Leapfrog Mining uses alternative parameters for specifying a linear interpolant function, *slope* and *nugget*. These are based on the standard mathematical equation of a line, **y = m * x + c**; where **c** is the y-intercept (*nugget*), and **m** is the *slope*.

The *slope* is determined as rise over run, so the graph can be used to determine the relationship between the parameters in the two Leapfrog products.

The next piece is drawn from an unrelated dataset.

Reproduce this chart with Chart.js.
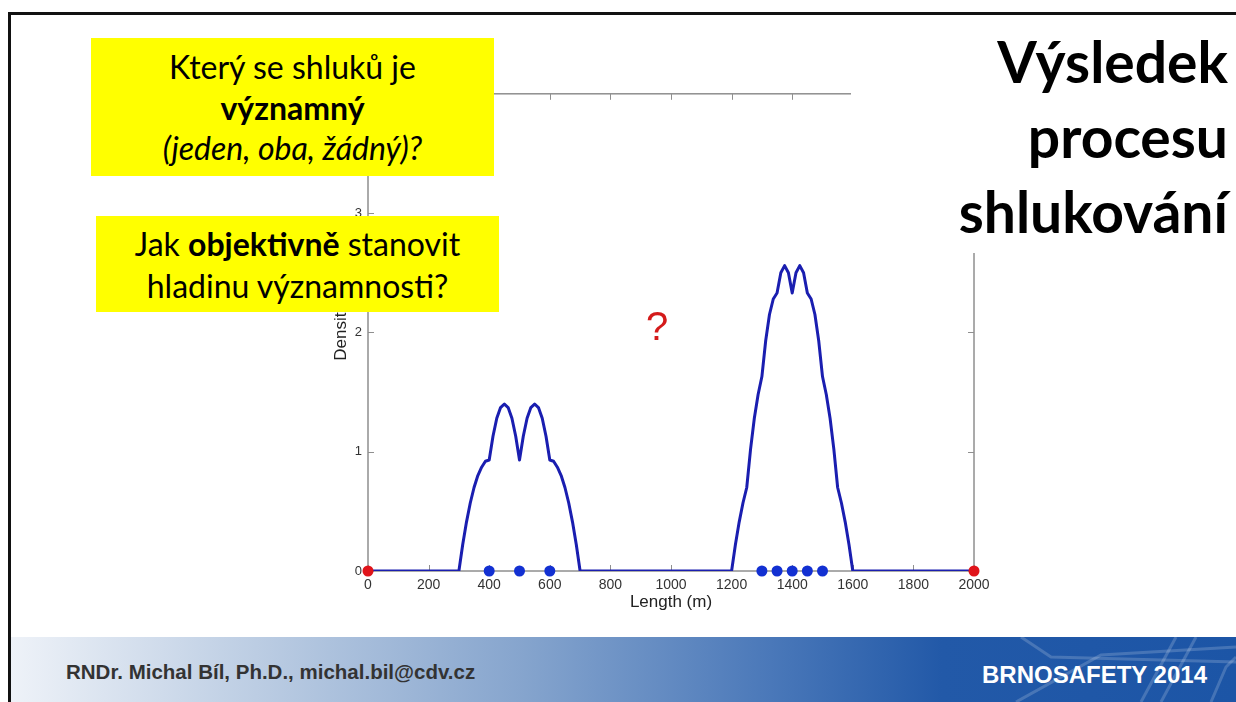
<!DOCTYPE html>
<html>
<head>
<meta charset="utf-8">
<script src="https://cdn.jsdelivr.net/npm/chart.js@4.4.0/dist/chart.umd.min.js"></script>
<style>
  body { margin: 0; width: 1236px; height: 702px; overflow: hidden; background: #fff; position: relative; font-family: Lato, "Open Sans", sans-serif; }
  #frame { position: absolute; left: 8px; top: 12px; right: 0; bottom: 0; border-top: 3px solid #111; border-left: 3px solid #111; }
  #kde { position: absolute; left: 320px; top: 80px; }
  .box { position: absolute; background: #ffff00; color: #000; text-align: center; font-size: 32px; box-sizing: border-box; }
  #box1 { left: 91px; top: 38px; width: 403px; height: 138px; line-height: 40.5px; padding-top: 9px; }
  #box2 { left: 96px; top: 216px; width: 403px; height: 96px; line-height: 42px; padding-top: 7px; }
  #titleMask { position: absolute; left: 851px; top: 16px; width: 385px; height: 237px; background: #fff; }
  #title { position: absolute; right: 8px; top: 24px; text-align: right; font-weight: bold; font-size: 57px; line-height: 75px; color: #000; }
  #quest { position: absolute; left: 646px; top: 304px; color: #d41a1a; font: 40px "Liberation Sans", Arial, sans-serif; }
  #footer { position: absolute; left: 11px; top: 637px; right: 0; bottom: 0; overflow: hidden;
    background: linear-gradient(to right, #eef2f8 0%, #bccde3 20%, #85a4cd 42%, #4a78b9 62%, #2259a8 76%, #1c55a6 100%); }
  #deco { position: absolute; left: 0; top: 0; }
  #author { position: absolute; left: 55px; top: 23px; font: bold 20.5px "Liberation Sans", Arial, sans-serif; color: #333; }
  #event { position: absolute; right: 29px; top: 24px; font: bold 24px "Liberation Sans", Arial, sans-serif; color: #fff; }
</style>
</head>
<body>
<div id="frame"></div>
<canvas id="kde" width="680" height="533"></canvas>
<div id="titleMask"></div>
<div id="title">Výsledek<br>procesu<br>shlukování</div>
<div class="box" id="box1">Který se shluků je<br><b>významný</b><br><i>(jeden, oba, žádný)?</i></div>
<div class="box" id="box2">Jak <b>objektivně</b> stanovit<br>hladinu významnosti?</div>
<div id="quest">?</div>
<div id="footer">
  <svg id="deco" width="1225" height="65" fill="none" stroke="#ffffff" stroke-opacity="0.18" stroke-width="3">
    <path d="M1010 0 L1040 20 L1225 25"/>
    <path d="M1005 65 L1090 18 L1225 10"/>
    <path d="M1130 65 L1165 0"/>
    <path d="M1150 65 L1185 0"/>
    <path d="M1200 65 L1215 30 L1225 20"/>
  </svg>
  <div id="author">RNDr. Michal Bíl, Ph.D., michal.bil@cdv.cz</div>
  <div id="event">BRNOSAFETY 2014</div>
</div>
<script>
// kernel density curve (metres along the road -> density)
var lengthM = [0, 300, 312.5, 325, 337.5, 350, 362.5, 375, 387.5, 400, 412.5, 425, 437.5, 450,
  462.5, 475, 487.5, 500, 512.5, 525, 537.5, 550, 562.5, 575, 587.5, 600, 612.5, 625, 637.5,
  650, 662.5, 675, 687.5, 700,
  1200, 1212.5, 1225, 1237.5, 1250, 1262.5, 1275, 1287.5, 1300, 1312.5, 1325, 1337.5, 1350,
  1362.5, 1375, 1387.5, 1400, 1412.5, 1425, 1437.5, 1450, 1462.5, 1475, 1487.5, 1500, 1512.5,
  1525, 1537.5, 1550, 1562.5, 1575, 1587.5, 1600, 2000];
var density = [0, 0, 0.22, 0.41, 0.57, 0.70, 0.80, 0.87, 0.92, 0.93, 1.13, 1.28, 1.37, 1.40,
  1.37, 1.28, 1.13, 0.93, 1.13, 1.28, 1.37, 1.40, 1.37, 1.28, 1.13, 0.93, 0.92, 0.87, 0.80,
  0.70, 0.57, 0.41, 0.22, 0,
  0, 0.22, 0.41, 0.57, 0.70, 1.02, 1.28, 1.48, 1.63, 1.93, 2.15, 2.28, 2.33,
  2.50, 2.56, 2.50, 2.33, 2.50, 2.56, 2.50, 2.33, 2.28, 2.15, 1.93, 1.63, 1.48,
  1.28, 1.02, 0.70, 0.57, 0.41, 0.22, 0, 0];

// accident positions (blue) and segment ends (red)
var accidentsM = [400, 500, 600, 1300, 1350, 1400, 1450, 1500];
var segmentEndsM = [0, 2000];

var xTicks = [0, 200, 400, 600, 800, 1000, 1200, 1400, 1600, 1800, 2000];
var yTicks = [0, 1, 2, 3, 4];

var axisGray = '#8f8f8f';

// MATLAB style box with inward ticks on all four sides
var boxTicks = {
  id: 'boxTicks',
  beforeDatasetsDraw: function(chart) {
    var ctx = chart.ctx, a = chart.chartArea;
    var sx = chart.scales.x, sy = chart.scales.y;
    ctx.save();
    ctx.strokeStyle = axisGray;
    ctx.lineWidth = 1.5;
    ctx.strokeRect(a.left, a.top, a.right - a.left, a.bottom - a.top);
    ctx.lineWidth = 1;
    ctx.beginPath();
    xTicks.forEach(function(v) {
      var px = Math.round(sx.getPixelForValue(v)) + 0.5;
      ctx.moveTo(px, a.bottom); ctx.lineTo(px, a.bottom - 6);
      ctx.moveTo(px, a.top); ctx.lineTo(px, a.top + 6);
    });
    yTicks.forEach(function(v) {
      var py = Math.round(sy.getPixelForValue(v)) + 0.5;
      ctx.moveTo(a.left, py); ctx.lineTo(a.left + 6, py);
      ctx.moveTo(a.right, py); ctx.lineTo(a.right - 6, py);
    });
    ctx.stroke();
    ctx.restore();
  }
};

var curvePoints = [];
for (var i = 0; i < lengthM.length; i++) {
  curvePoints.push({x: lengthM[i], y: density[i]});
}

new Chart(document.getElementById('kde'), {
  type: 'line',
  data: {
    datasets: [
      {
        data: accidentsM.map(function(m) { return {x: m, y: 0}; }),
        showLine: false, pointRadius: 5.5, pointBackgroundColor: '#1230d2',
        pointBorderWidth: 0, clip: false, order: 0
      },
      {
        data: segmentEndsM.map(function(m) { return {x: m, y: 0}; }),
        showLine: false, pointRadius: 5.5, pointBackgroundColor: '#e0141a',
        pointBorderWidth: 0, clip: false, order: 0
      },
      {
        data: curvePoints, borderColor: '#1a1eb0', borderWidth: 3, tension: 0,
        pointRadius: 0, borderJoinStyle: 'round', fill: false, order: 1
      }
    ]
  },
  options: {
    responsive: false,
    animation: false,
    layout: { padding: { left: 11, top: 11, right: 26, bottom: 0 } },
    plugins: { legend: { display: false }, tooltip: { enabled: false } },
    scales: {
      x: {
        type: 'linear', min: 0, max: 2000,
        afterBuildTicks: function(s) { s.ticks = xTicks.map(function(v) { return {value: v}; }); },
        afterFit: function(s) { s.height = 42; },
        grid: { display: false, drawTicks: false },
        border: { display: false },
        ticks: { padding: 6, color: '#333', font: { family: 'Liberation Sans', size: 14 }, maxRotation: 0,
          callback: function(v) { return String(v); } },
        title: { display: true, text: 'Length (m)', color: '#222', padding: 0,
          font: { family: 'Liberation Sans', size: 17 } }
      },
      y: {
        min: 0, max: 4,
        afterBuildTicks: function(s) { s.ticks = yTicks.map(function(v) { return {value: v}; }); },
        afterFit: function(s) { s.width = 37; },
        grid: { display: false, drawTicks: false },
        border: { display: false },
        ticks: { padding: 6, color: '#333', font: { family: 'Liberation Sans', size: 13 },
          callback: function(v) { return String(v); } },
        title: { display: true, text: 'Density', color: '#222', padding: 0,
          font: { family: 'Liberation Sans', size: 17 } }
      }
    }
  },
  plugins: [boxTicks]
});
</script>
</body>
</html>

**slope = rise / run = (sill – nugget) / range**

#### Conversion details

The above equation can be rearranged to give:

**sill = slope * range + nugget**

This equation can be used to determine the *sill* from the *slope* for any desired *range*. To convert the Leapfrog Mining parameters, choose a *range* and use the equation. Usually it makes sense to use the estimated *range* provided when the interpolant in Leapfrog Geo is created.

If the *nugget* is zero, then the interpolant function is multi-scale, and the interpolant is not sensitive to the other parameters. The results will be the same in Leapfrog Geo no matter what values are used for the *range* and *sill.*

As the interpolant function shape in Leapfrog Geo is determined purely by the *nugget* to *sill* ratio, the initial values for the *sill* and *nugget* can be scaled if necessary.

#### Example

Suppose the Leapfrog Mining parameters are *slope* = 0.2 and *nugget* = 5.0. Choose a *range* of 80.0 and calculate *sill* = 0.2 * 80.0 + 5.0 = 21.0.

Again, you can verify the calculation by using the interpolant diagram in Leapfrog Mining. In this case the value at the *range* is the *sill* as can be seen in Figure 8.